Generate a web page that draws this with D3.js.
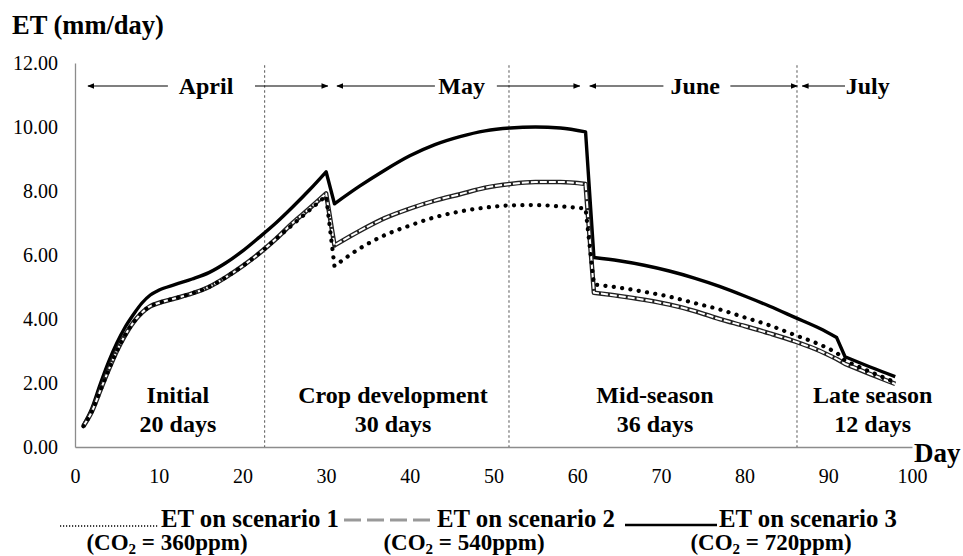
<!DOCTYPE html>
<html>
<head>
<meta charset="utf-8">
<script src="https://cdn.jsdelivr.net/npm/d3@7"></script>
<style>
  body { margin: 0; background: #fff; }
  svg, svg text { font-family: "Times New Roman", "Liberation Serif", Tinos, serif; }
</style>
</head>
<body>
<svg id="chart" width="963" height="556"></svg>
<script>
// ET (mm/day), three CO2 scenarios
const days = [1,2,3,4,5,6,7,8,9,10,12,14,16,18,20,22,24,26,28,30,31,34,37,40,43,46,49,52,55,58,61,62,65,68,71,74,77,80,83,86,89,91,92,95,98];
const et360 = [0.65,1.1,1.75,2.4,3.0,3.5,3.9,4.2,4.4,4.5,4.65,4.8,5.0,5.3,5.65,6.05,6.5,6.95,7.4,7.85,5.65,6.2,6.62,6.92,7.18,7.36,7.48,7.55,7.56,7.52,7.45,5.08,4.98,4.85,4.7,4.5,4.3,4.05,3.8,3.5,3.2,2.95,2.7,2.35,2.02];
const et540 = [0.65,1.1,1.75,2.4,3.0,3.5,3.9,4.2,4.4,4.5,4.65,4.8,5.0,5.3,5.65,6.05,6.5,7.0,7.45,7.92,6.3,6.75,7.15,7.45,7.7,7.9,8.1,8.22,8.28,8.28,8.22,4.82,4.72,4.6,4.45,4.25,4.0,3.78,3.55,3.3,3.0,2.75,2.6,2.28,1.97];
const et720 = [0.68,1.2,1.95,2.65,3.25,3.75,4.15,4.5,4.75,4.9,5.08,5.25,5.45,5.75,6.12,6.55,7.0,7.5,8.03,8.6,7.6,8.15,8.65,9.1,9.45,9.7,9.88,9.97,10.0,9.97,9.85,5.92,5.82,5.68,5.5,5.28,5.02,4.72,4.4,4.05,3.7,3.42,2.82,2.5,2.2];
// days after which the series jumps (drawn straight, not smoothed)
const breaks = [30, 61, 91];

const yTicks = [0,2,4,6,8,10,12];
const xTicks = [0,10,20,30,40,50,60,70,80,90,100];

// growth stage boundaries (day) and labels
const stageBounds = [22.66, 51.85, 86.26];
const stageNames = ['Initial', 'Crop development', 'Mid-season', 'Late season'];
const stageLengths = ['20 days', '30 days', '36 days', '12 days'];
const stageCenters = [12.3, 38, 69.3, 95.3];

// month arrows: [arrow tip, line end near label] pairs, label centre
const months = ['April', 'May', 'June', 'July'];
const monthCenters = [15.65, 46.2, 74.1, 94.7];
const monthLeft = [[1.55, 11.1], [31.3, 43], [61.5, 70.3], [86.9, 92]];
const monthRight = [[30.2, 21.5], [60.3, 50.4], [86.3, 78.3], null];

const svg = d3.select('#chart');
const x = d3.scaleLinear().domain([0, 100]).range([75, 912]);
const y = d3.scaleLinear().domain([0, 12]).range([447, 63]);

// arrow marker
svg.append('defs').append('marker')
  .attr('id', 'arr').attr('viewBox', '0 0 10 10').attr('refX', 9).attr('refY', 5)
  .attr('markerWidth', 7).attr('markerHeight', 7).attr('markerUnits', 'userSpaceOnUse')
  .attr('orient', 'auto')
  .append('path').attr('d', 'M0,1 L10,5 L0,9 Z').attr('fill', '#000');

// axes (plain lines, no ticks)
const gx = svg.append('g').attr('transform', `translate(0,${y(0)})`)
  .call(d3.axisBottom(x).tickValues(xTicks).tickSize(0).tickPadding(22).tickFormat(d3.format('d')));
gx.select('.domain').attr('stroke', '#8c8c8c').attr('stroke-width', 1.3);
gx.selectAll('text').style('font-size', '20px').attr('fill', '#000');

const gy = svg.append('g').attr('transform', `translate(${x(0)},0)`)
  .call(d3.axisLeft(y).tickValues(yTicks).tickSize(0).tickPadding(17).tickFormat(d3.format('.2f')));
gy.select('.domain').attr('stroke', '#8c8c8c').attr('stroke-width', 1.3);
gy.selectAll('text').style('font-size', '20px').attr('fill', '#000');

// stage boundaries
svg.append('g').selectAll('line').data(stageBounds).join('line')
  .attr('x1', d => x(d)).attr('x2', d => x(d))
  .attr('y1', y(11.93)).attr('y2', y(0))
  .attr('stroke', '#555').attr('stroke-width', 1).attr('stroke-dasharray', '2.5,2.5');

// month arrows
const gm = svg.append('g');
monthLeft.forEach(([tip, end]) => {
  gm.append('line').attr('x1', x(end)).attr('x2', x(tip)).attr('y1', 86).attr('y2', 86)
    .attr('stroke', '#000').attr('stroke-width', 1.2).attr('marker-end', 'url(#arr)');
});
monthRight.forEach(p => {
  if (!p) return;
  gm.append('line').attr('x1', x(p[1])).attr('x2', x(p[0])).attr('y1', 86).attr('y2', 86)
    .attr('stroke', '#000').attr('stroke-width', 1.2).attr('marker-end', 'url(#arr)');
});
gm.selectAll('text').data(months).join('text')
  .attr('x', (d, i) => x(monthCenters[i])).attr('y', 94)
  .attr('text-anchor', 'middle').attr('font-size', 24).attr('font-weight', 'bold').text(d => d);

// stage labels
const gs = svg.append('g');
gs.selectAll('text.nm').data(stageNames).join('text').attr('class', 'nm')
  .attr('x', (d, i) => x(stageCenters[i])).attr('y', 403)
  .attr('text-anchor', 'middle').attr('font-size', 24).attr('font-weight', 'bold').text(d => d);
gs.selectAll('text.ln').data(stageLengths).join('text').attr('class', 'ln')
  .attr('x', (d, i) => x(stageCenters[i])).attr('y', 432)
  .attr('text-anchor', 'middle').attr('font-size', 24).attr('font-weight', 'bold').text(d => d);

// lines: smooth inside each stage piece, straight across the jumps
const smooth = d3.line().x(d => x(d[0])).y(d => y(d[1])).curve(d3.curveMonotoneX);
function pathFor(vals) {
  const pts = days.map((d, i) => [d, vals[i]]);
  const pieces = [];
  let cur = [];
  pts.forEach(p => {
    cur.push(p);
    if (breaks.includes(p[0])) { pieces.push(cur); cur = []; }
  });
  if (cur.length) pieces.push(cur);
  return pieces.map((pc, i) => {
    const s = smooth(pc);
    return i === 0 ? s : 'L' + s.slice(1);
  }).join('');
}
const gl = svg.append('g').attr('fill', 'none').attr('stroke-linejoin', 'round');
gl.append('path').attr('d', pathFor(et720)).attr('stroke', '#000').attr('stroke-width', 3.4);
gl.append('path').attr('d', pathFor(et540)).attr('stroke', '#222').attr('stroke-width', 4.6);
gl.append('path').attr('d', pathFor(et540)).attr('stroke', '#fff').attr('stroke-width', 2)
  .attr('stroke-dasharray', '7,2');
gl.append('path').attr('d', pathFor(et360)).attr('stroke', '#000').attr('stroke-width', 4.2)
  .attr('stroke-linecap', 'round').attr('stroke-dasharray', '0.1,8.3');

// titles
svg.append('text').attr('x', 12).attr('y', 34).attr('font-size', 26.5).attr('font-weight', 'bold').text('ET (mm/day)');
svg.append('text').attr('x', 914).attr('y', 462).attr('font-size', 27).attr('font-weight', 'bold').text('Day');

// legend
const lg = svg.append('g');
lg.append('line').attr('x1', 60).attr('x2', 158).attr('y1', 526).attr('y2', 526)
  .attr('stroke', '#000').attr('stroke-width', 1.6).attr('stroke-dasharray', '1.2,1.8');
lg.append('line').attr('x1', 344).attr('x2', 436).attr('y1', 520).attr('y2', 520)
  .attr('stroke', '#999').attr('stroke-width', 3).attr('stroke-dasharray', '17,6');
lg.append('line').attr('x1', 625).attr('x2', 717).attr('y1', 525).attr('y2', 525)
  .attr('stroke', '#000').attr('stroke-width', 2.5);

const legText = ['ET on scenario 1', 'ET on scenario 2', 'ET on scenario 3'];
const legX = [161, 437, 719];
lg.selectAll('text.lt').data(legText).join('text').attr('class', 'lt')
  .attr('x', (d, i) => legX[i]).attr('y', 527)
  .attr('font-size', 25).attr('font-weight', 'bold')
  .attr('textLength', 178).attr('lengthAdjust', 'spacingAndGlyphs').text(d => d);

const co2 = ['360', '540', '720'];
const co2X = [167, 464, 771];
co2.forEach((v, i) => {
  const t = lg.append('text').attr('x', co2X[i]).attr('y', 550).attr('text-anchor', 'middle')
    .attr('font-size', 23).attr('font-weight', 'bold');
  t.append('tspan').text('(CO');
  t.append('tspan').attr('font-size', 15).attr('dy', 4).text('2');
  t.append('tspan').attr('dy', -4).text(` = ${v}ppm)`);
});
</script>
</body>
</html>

▸ **Exercise task**:
Make an exact copy of the lines from the top of the material through the line with "const y = d3.scaleLinear().domain([0, 12]).range([447, 63]);", pictures excluded.

▸ **Task response**:
Generate a web page that draws this with D3.js.
<!DOCTYPE html>
<html>
<head>
<meta charset="utf-8">
<script src="https://cdn.jsdelivr.net/npm/d3@7"></script>
<style>
  body { margin: 0; background: #fff; }
  svg, svg text { font-family: "Times New Roman", "Liberation Serif", Tinos, serif; }
</style>
</head>
<body>
<svg id="chart" width="963" height="556"></svg>
<script>
// ET (mm/day), three CO2 scenarios
const days = [1,2,3,4,5,6,7,8,9,10,12,14,16,18,20,22,24,26,28,30,31,34,37,40,43,46,49,52,55,58,61,62,65,68,71,74,77,80,83,86,89,91,92,95,98];
const et360 = [0.65,1.1,1.75,2.4,3.0,3.5,3.9,4.2,4.4,4.5,4.65,4.8,5.0,5.3,5.65,6.05,6.5,6.95,7.4,7.85,5.65,6.2,6.62,6.92,7.18,7.36,7.48,7.55,7.56,7.52,7.45,5.08,4.98,4.85,4.7,4.5,4.3,4.05,3.8,3.5,3.2,2.95,2.7,2.35,2.02];
const et540 = [0.65,1.1,1.75,2.4,3.0,3.5,3.9,4.2,4.4,4.5,4.65,4.8,5.0,5.3,5.65,6.05,6.5,7.0,7.45,7.92,6.3,6.75,7.15,7.45,7.7,7.9,8.1,8.22,8.28,8.28,8.22,4.82,4.72,4.6,4.45,4.25,4.0,3.78,3.55,3.3,3.0,2.75,2.6,2.28,1.97];
const et720 = [0.68,1.2,1.95,2.65,3.25,3.75,4.15,4.5,4.75,4.9,5.08,5.25,5.45,5.75,6.12,6.55,7.0,7.5,8.03,8.6,7.6,8.15,8.65,9.1,9.45,9.7,9.88,9.97,10.0,9.97,9.85,5.92,5.82,5.68,5.5,5.28,5.02,4.72,4.4,4.05,3.7,3.42,2.82,2.5,2.2];
// days after which the series jumps (drawn straight, not smoothed)
const breaks = [30, 61, 91];

const yTicks = [0,2,4,6,8,10,12];
const xTicks = [0,10,20,30,40,50,60,70,80,90,100];

// growth stage boundaries (day) and labels
const stageBounds = [22.66, 51.85, 86.26];
const stageNames = ['Initial', 'Crop development', 'Mid-season', 'Late season'];
const stageLengths = ['20 days', '30 days', '36 days', '12 days'];
const stageCenters = [12.3, 38, 69.3, 95.3];

// month arrows: [arrow tip, line end near label] pairs, label centre
const months = ['April', 'May', 'June', 'July'];
const monthCenters = [15.65, 46.2, 74.1, 94.7];
const monthLeft = [[1.55, 11.1], [31.3, 43], [61.5, 70.3], [86.9, 92]];
const monthRight = [[30.2, 21.5], [60.3, 50.4], [86.3, 78.3], null];

const svg = d3.select('#chart');
const x = d3.scaleLinear().domain([0, 100]).range([75, 912]);
const y = d3.scaleLinear().domain([0, 12]).range([447, 63]);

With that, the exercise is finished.